Copy all lines below containing "chart".

Code that draws figures:
>> BEGIN

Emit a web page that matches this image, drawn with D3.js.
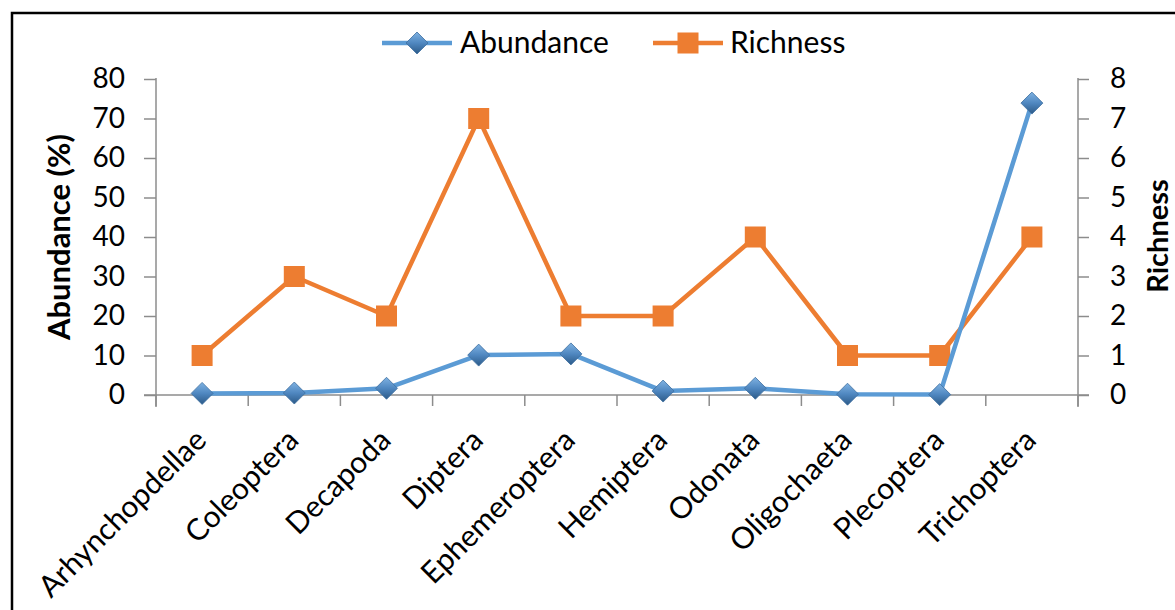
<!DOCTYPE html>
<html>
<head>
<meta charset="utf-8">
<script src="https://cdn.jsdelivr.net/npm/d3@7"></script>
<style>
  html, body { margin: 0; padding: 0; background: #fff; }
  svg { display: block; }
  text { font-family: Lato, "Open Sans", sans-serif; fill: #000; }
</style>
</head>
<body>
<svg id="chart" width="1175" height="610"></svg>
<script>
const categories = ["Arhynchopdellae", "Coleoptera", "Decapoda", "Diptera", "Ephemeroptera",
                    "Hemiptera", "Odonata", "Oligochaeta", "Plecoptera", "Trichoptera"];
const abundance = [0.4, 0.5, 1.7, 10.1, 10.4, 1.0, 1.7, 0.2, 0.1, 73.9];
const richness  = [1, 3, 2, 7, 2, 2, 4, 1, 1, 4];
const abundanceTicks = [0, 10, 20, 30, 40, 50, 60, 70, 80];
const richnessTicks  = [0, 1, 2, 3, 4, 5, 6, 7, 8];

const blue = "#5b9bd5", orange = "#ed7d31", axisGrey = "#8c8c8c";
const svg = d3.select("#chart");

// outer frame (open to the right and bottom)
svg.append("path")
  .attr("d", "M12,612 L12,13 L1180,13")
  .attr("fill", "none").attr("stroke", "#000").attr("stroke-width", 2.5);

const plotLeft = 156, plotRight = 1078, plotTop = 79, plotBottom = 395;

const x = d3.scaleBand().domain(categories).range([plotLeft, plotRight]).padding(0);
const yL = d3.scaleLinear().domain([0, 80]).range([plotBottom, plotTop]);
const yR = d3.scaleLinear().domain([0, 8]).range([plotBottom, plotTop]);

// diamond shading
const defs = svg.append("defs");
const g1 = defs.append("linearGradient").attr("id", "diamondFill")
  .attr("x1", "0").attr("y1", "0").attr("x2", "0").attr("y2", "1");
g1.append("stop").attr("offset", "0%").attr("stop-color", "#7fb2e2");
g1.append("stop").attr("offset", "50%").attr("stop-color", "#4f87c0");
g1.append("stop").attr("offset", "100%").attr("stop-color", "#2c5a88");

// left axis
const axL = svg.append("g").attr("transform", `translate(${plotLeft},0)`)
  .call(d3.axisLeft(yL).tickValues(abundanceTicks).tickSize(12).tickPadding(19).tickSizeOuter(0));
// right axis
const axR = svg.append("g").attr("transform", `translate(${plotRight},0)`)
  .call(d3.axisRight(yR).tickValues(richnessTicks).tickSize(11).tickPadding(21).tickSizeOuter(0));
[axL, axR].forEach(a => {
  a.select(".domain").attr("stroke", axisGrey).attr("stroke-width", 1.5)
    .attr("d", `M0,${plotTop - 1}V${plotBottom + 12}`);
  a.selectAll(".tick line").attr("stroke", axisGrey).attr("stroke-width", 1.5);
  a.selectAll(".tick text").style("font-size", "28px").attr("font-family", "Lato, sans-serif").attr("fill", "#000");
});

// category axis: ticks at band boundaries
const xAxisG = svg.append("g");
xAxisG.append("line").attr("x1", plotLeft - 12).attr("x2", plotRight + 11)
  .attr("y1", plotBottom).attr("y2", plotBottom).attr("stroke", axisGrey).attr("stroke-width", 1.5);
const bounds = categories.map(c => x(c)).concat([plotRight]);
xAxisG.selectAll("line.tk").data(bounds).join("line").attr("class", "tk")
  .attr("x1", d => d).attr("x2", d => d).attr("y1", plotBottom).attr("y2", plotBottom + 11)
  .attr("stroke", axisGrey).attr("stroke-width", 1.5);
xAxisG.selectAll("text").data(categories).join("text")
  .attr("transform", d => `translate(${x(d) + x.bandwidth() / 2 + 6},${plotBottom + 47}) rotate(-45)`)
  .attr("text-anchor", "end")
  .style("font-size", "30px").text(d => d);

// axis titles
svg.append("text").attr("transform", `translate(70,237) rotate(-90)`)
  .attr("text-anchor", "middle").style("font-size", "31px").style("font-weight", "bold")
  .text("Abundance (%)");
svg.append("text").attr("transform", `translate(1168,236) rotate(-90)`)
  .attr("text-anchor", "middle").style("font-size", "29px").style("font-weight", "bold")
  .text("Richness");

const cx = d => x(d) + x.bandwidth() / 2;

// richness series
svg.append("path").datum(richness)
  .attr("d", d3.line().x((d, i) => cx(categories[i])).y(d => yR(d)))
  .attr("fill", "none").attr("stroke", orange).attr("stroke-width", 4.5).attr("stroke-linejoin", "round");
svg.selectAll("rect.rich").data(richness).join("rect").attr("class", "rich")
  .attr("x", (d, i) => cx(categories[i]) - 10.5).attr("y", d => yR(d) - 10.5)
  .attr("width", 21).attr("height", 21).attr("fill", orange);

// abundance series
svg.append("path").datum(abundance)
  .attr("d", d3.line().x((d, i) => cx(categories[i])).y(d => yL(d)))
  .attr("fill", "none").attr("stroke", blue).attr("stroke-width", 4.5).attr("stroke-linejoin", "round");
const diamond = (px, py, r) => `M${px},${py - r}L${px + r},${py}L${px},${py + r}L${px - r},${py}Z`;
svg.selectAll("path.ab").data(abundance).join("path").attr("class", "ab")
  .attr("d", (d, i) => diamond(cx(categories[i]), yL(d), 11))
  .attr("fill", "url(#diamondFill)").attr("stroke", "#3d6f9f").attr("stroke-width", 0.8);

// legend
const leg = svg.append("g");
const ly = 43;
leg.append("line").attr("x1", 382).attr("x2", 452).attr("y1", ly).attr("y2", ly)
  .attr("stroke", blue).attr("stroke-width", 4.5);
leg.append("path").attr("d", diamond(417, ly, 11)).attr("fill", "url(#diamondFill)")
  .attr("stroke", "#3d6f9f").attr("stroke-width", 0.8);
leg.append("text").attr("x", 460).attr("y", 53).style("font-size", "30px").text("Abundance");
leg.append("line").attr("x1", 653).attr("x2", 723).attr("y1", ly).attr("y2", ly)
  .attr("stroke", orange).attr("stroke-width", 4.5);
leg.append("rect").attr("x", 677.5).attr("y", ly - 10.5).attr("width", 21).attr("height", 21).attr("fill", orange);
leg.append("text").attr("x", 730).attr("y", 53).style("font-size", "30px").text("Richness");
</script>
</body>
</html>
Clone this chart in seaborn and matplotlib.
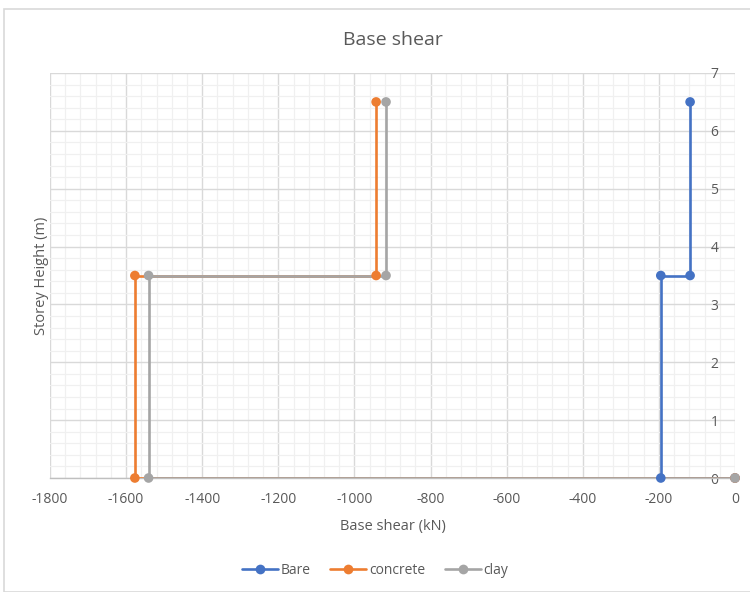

>> END

WRITTEN RESPONSE:
<svg id="chart" width="1175" height="610"></svg>
const svg = d3.select("#chart");
Clone this chart in seaborn and matplotlib.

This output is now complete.